The strange encounter with that spider, my cellmate and only companion, caused me to reconsider my idea of love.
In 1982 I was a 29 year old photojournalist in Central America digging into the dark world of the drug cartel and the sex trade which was helping to fund their operations. I had just finished meeting with my contact in a café and was heading back to my hotel when two thugs grabbed me from behind and tossed me into the back of a van. Once out of the city and in the jungle they stopped the van, dragged me to the ground and beat me unconscious. When I came to I found myself in a filthy eight by eight foot cell.
I drifted in and out of consciousness over the next few days as I was beaten and tortured. My interrogators accused me of working for the CIA and I soon came to realize my chances of survival were slim at best.

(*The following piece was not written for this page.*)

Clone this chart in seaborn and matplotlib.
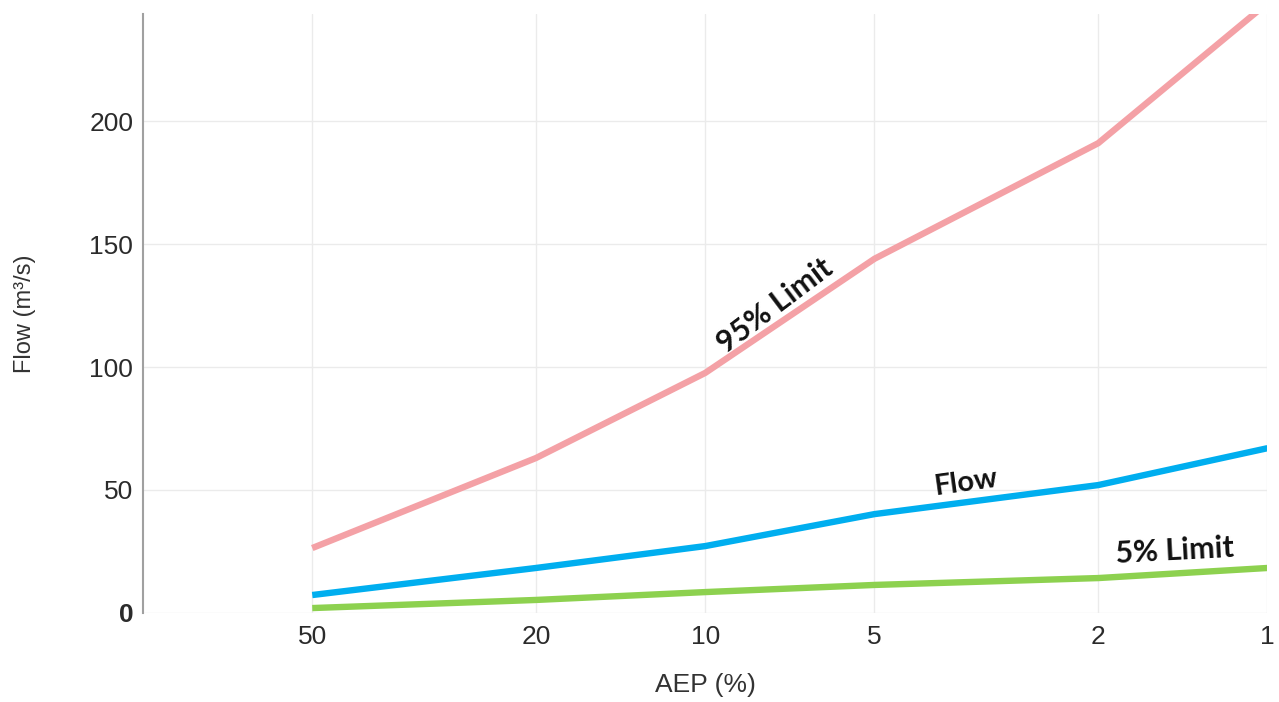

As a result of the beatings my conscious and unconscious states of mind were becoming less and less discernable and I was starting to hallucinate as well.

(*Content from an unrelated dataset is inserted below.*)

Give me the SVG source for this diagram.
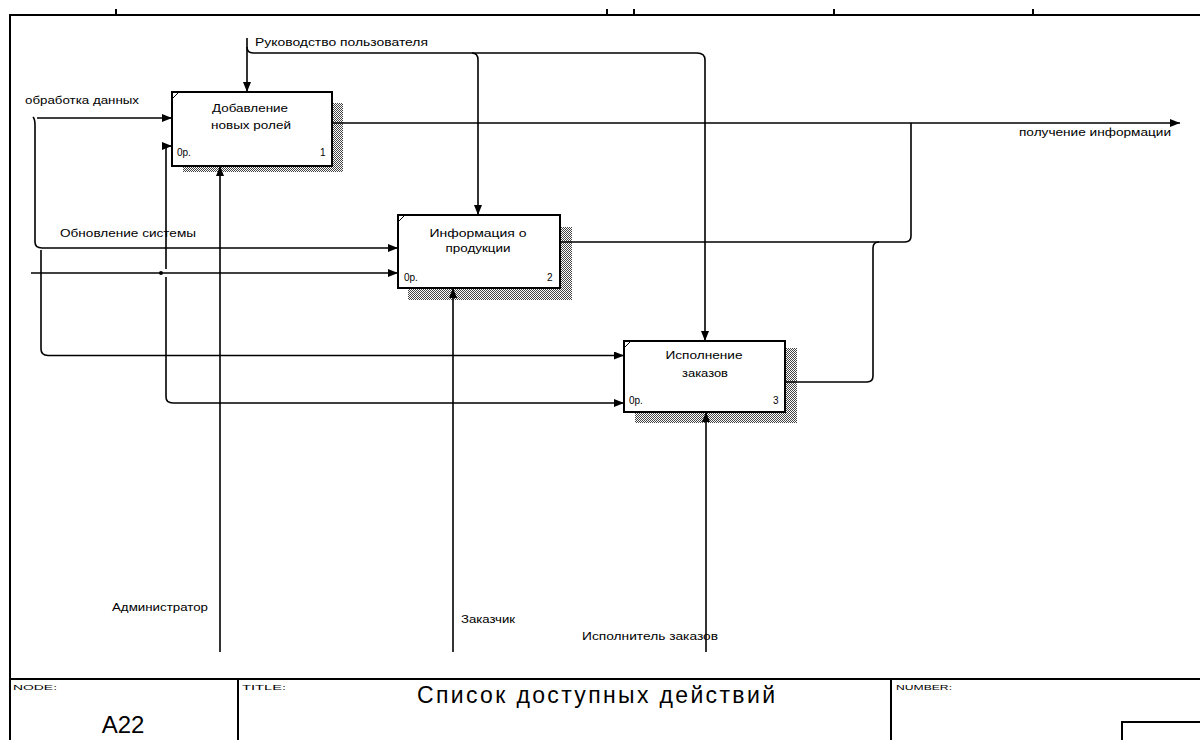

It was during one of these strange twilight zones between reality and fantasy that I noticed the sun shining through an elaborate spider web in my cell window. This web had not been there the day before and as I stood to examine it noticed what appeared to be a word woven into the fabric of the complicated silk matrix. As a consequence of my beatings I often felt faint when first trying to stand and, in my present state of fog, assumed I was imagining something that could not possibly be true. I sat back down and tried to clear my head. The dizziness had subsided when I stood the second time and when I eyed the spider web saw the word “Faith” woven into it. I was certain that I was hallucinating so I walked to the other side of my cell with my back to the spider web and stared at the wall. I told myself to think clearly and then turned back to the spider web. Nothing had changed; the word was still there.
“Are you the one who did this?” I said as I examined a spider that suddenly appeared.

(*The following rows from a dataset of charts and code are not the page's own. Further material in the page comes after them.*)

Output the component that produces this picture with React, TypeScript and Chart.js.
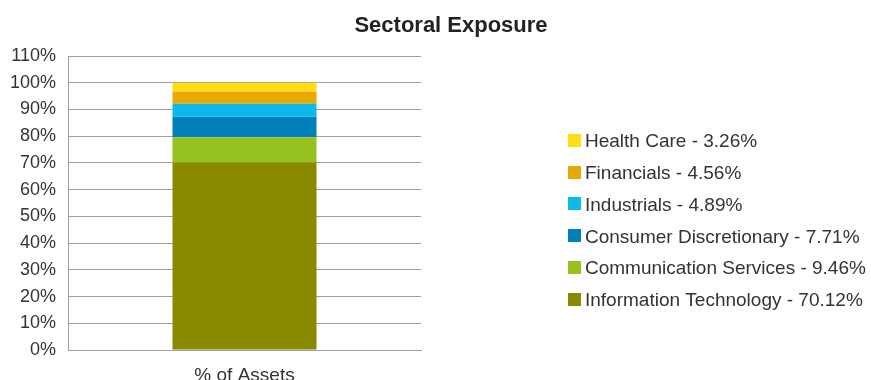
import React, { useEffect, useRef } from "react";
import { Chart, registerables } from "chart.js";

Chart.register(...registerables);

const categories = ["% of Assets"];
const sectorNames = [
  "Information Technology",
  "Communication Services",
  "Consumer Discretionary",
  "Industrials",
  "Financials",
  "Health Care",
];
const sectorValues = [70.12, 9.46, 7.71, 4.89, 4.56, 3.26];
const sectorColors = ["#8A8A00", "#96C11F", "#0081BA", "#0FB8EC", "#E8AA00", "#FFDC14"];
const yTicks = [0, 10, 20, 30, 40, 50, 60, 70, 80, 90, 100, 110];
const chartTitle = "Sectoral Exposure";

const FONT = "'Liberation Sans', Arial, Helvetica, sans-serif";

const customPlugin = {
  id: "customDecor",
  afterDraw(chart: any) {
    const ctx = chart.ctx;
    ctx.save();
    // title
    ctx.fillStyle = "#222222";
    ctx.font = `bold 22px ${FONT}`;
    ctx.textAlign = "center";
    ctx.textBaseline = "alphabetic";
    ctx.fillText(chartTitle, 451, 32);
    // legend (reversed)
    ctx.font = `19px ${FONT}`;
    ctx.textAlign = "left";
    const n = chart.data.datasets.length;
    for (let k = 0; k < n; k++) {
      const i = n - 1 - k;
      const ds = chart.data.datasets[i];
      const cy = 140.3 + k * 31.8;
      ctx.fillStyle = ds.backgroundColor as string;
      ctx.fillRect(568, Math.round(cy - 6.5), 13, 13);
      ctx.fillStyle = "#333333";
      ctx.fillText(ds.label as string, 585, cy + 6.8);
    }
    ctx.restore();
  },
};

export default function App() {
  const ref = useRef<HTMLCanvasElement | null>(null);
  useEffect(() => {
    if (!ref.current) return;
    const chart = new Chart(ref.current, {
      type: "bar",
      data: {
        labels: categories,
        datasets: sectorNames.map((name, i) => ({
          label: `${name} - ${sectorValues[i].toFixed(2)}%`,
          data: [sectorValues[i]],
          backgroundColor: sectorColors[i],
          borderWidth: 0,
          categoryPercentage: 1,
          barPercentage: 0.408,
        })),
      },
      options: {
        animation: false,
        responsive: false,
        maintainAspectRatio: false,
        devicePixelRatio: 1,
        layout: { padding: { top: 56, right: 450, bottom: 0, left: 0 } },
        plugins: {
          legend: { display: false },
          title: { display: false },
          tooltip: { enabled: false },
        },
        scales: {
          x: {
            stacked: true,
            grid: { display: false, drawTicks: false },
            border: { display: true, color: "#a0a0a0", width: 1 },
            ticks: { color: "#333333", font: { family: FONT, size: 19 }, padding: 14 },
            afterFit: (s: any) => {
              s.height = 30;
            },
          },
          y: {
            stacked: true,
            min: 0,
            max: 110,
            afterBuildTicks: (s: any) => {
              s.ticks = yTicks.map((v) => ({ value: v }));
            },
            grid: { color: "#a0a0a0", lineWidth: 1, drawTicks: false },
            border: { display: true, color: "#a0a0a0", width: 1 },
            ticks: {
              color: "#333333",
              font: { family: FONT, size: 18 },
              padding: 12,
              callback: (v: any) => `${v}%`,
            },
            afterFit: (s: any) => {
              s.width = 68;
            },
          },
        },
      },
      plugins: [customPlugin],
    });
    return () => chart.destroy();
  }, []);
  return (
    <div style={{ position: "absolute", left: 0, top: 0, width: 871, height: 380, background: "#fff" }}>
      <canvas ref={ref} width={871} height={380} style={{ display: "block" }} />
    </div>
  );
}
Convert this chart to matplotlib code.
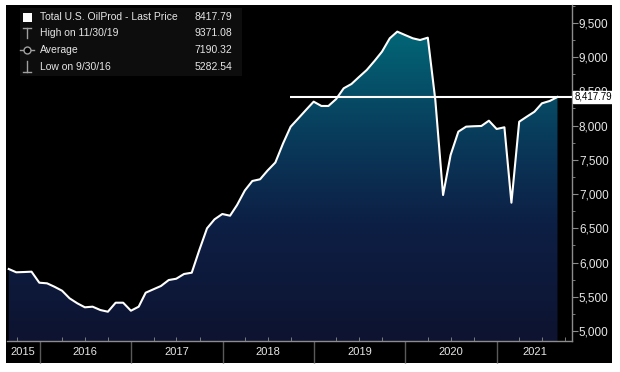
import datetime as dt

import matplotlib
matplotlib.use("Agg")
import matplotlib.pyplot as plt
import matplotlib.dates as mdates
import numpy as np
import pandas as pd
from matplotlib.colors import LinearSegmentedColormap
from matplotlib.lines import Line2D
from matplotlib.patches import Polygon, Rectangle
from matplotlib.ticker import FuncFormatter, MultipleLocator

plt.rcParams['font.family'] = ['Liberation Sans', 'DejaVu Sans']

first_month = "2015-08-31"
values = [
    5906, 5858, 5862, 5867, 5706,
    5697, 5648, 5589, 5478, 5405, 5347, 5356, 5307, 5282.54, 5414, 5414, 5297,
    5356, 5560, 5610, 5658, 5745, 5764, 5833, 5852, 6180, 6500, 6631, 6709,
    6684, 6840, 7052, 7191, 7216, 7344, 7461, 7741, 7983, 8106, 8227, 8349,
    8286, 8286, 8388, 8544, 8607, 8709, 8811, 8943, 9079, 9274, 9371.08, 9322,
    9274, 9249, 9283, 8373, 6986, 7570, 7911, 7984, 7990, 7994, 8071, 7950,
    7975, 6874, 8056, 8129, 8202, 8325, 8359, 8417.79,
]
years = [2015, 2016, 2017, 2018, 2019, 2020, 2021]
y_ticks = [5000, 5500, 6000, 6500, 7000, 7500, 8000, 8500, 9000, 9500]

legend_labels = ["Total U.S. OilProd - Last Price", "High on 11/30/19", "Average", "Low on 9/30/16"]
legend_values = ["8417.79", "9371.08", "7190.32", "5282.54"]
last_price = 8417.79

W, H = 620, 372
GRAY = "#8c8c8c"
TXT = "#e6e6e6"


def fx(px):
    return px / W


def fy(py):
    return 1 - py / H


dates = pd.date_range(first_month, periods=len(values), freq="ME")
xnum = mdates.date2num(dates.to_pydatetime())

fig = plt.figure(figsize=(W / 100, H / 100), dpi=100)
fig.patch.set_facecolor("white")
fig.add_artist(Rectangle((fx(6), fy(363)), fx(606), 358 / H, transform=fig.transFigure,
                         facecolor="black", edgecolor="none", zorder=0))

ax = fig.add_axes([fx(7), fy(341), fx(565), 336 / H])
ax.set_facecolor("black")

x0 = mdates.date2num(dt.datetime(2015, 8, 24))
x1 = mdates.date2num(dt.datetime(2021, 10, 28))
ymin, ymax = 4855, 9760

# gradient fill under the line
cmap = LinearSegmentedColormap.from_list("oil", [
    (0.0, "#0e1330"), (0.35, "#0d1f45"), (0.6, "#093a5a"), (1.0, "#00717e")])
grad = np.linspace(0, 1, 256).reshape(-1, 1)
verts = list(zip(xnum, values)) + [(xnum[-1], ymin), (xnum[0], ymin)]
poly = Polygon(verts, closed=True, facecolor="none", edgecolor="none")
ax.add_patch(poly)
img = ax.imshow(grad, extent=[x0, x1, ymin, ymax], aspect="auto", origin="lower",
                cmap=cmap, zorder=1)
img.set_clip_path(poly)

ax.plot(xnum, values, color="white", lw=1.5, zorder=3, solid_joinstyle="round")
ax.hlines(last_price, mdates.date2num(dt.datetime(2018, 9, 28)), x1, color="white", lw=1.5, zorder=4)

ax.set_xlim(x0, x1)
ax.set_ylim(ymin, ymax)

for s in ["left", "top"]:
    ax.spines[s].set_visible(False)
for s in ["right", "bottom"]:
    ax.spines[s].set_color(GRAY)
    ax.spines[s].set_linewidth(1)

ax.yaxis.tick_right()
ax.set_yticks(y_ticks)
ax.yaxis.set_minor_locator(MultipleLocator(250))
ax.yaxis.set_major_formatter(FuncFormatter(lambda v, p: f"{v:,.0f}"))
ax.tick_params(axis="y", which="major", direction="out", length=4, color=GRAY,
               labelcolor=TXT, labelsize=8.5, pad=1)
ax.tick_params(axis="y", which="minor", direction="out", length=2, color=GRAY)

ax.xaxis.set_major_locator(mdates.YearLocator())
ax.xaxis.set_minor_locator(mdates.MonthLocator(bymonth=[4, 7, 10]))
ax.xaxis.set_major_formatter(FuncFormatter(lambda v, p: ""))
ax.tick_params(axis="x", which="major", direction="out", length=16, color="#5a5a5a", width=1)
ax.tick_params(axis="x", which="minor", direction="in", length=3, color=GRAY)

xt = ax.get_xaxis_transform()
for yr in years:
    a = max(mdates.date2num(dt.datetime(yr, 1, 1)), x0)
    b = min(mdates.date2num(dt.datetime(yr + 1, 1, 1)), x1)
    ax.text((a + b) / 2, -0.033, str(yr), transform=xt, ha="center", va="center",
            color=TXT, fontsize=8, clip_on=False)

# last price tag on the right axis
ax.text(1.004, last_price, f"{last_price:,.2f}", transform=ax.get_yaxis_transform(),
        ha="left", va="center", fontsize=7, color="black", zorder=6, clip_on=False,
        bbox=dict(boxstyle="square,pad=0.1", facecolor="white", edgecolor="white"))

# legend block
fig.add_artist(Rectangle((fx(20), fy(76)), fx(222), 68 / H, transform=fig.transFigure,
                         facecolor="#0d0d0d", edgecolor="none", zorder=5))
rows = [17, 33, 50, 67]
for py, lab, val in zip(rows, legend_labels, legend_values):
    fig.text(fx(40), fy(py), lab, color=TXT, fontsize=7.5, va="center", ha="left", zorder=7)
    fig.text(fx(232), fy(py), val, color=TXT, fontsize=7.5, va="center", ha="right", zorder=7)

fig.add_artist(Rectangle((fx(22.5), fy(21.5)), fx(9), 9 / H, transform=fig.transFigure,
                         facecolor="white", edgecolor="none", zorder=7))
ic = "#a0a0a0"
fig.add_artist(Line2D([fx(27), fx(27)], [fy(28), fy(38)], color=ic, lw=1, zorder=7))
fig.add_artist(Line2D([fx(23), fx(31)], [fy(28), fy(28)], color=ic, lw=1, zorder=7))
fig.add_artist(Line2D([fx(20), fx(34)], [fy(50), fy(50)], color=ic, lw=1, zorder=7))
fig.add_artist(Line2D([fx(27)], [fy(50)], marker="o", ms=5, mfc="black", mec=ic, mew=1,
                      lw=0, zorder=8))
fig.add_artist(Line2D([fx(27), fx(27)], [fy(61), fy(72)], color=ic, lw=1, zorder=7))
fig.add_artist(Line2D([fx(23), fx(31)], [fy(72), fy(72)], color=ic, lw=1, zorder=7))

fig.savefig("out.png", dpi=100, facecolor="white")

“You really are very beautiful with your yellow abdomen. And apparently rather smart.”
I put my hand on the sill of the cell window and she crawled unto my finger. After a few moments my friend scurried into a crack in the wall just as a guard appeared to take me to the interrogation room.
The beatings were particularly brutal that day and as they were taking me back to my cell I was contemplating suicide. I didn’t see how I could survive much more of this and killing myself seemed like the only way out. I drifted in and out of consciousness for the rest of that day and later that evening I remembered the spider web message from the morning. I crawled over to the window and raising myself to be at eye level with the spider web was able to confirm I had not been hallucinating or, worse yet, going crazy: “Faith” was still there.
Of course; I understood. My spider friend was telling me to keep on; don’t give up. My faith is greater than my broken body; greater than my tormentors.
The next morning I awoke to the sun shining through the spider web – and a new message. This time the word “Hope” appeared.
As my friend appeared from her hiding place I said “You are telling me to find hope in all of this? I’m afraid I don’t see much of that.”
The guards came to take me to my daily interrogation but instead of the usual room I was led into what appeared to be an office. Sitting behind a large desk was a man I had not seen before. He looked up at me and said “We are done with you. Tomorrow you will be taken to a hospital and, when you are well enough to travel, will be put on a plane to the United States. Take the prisoner back to his cell.”
The next day, my last day as a prisoner, I awoke and immediately went to the spider web.
The message from my spider friend was the most poignant of all; it simply read “Love.”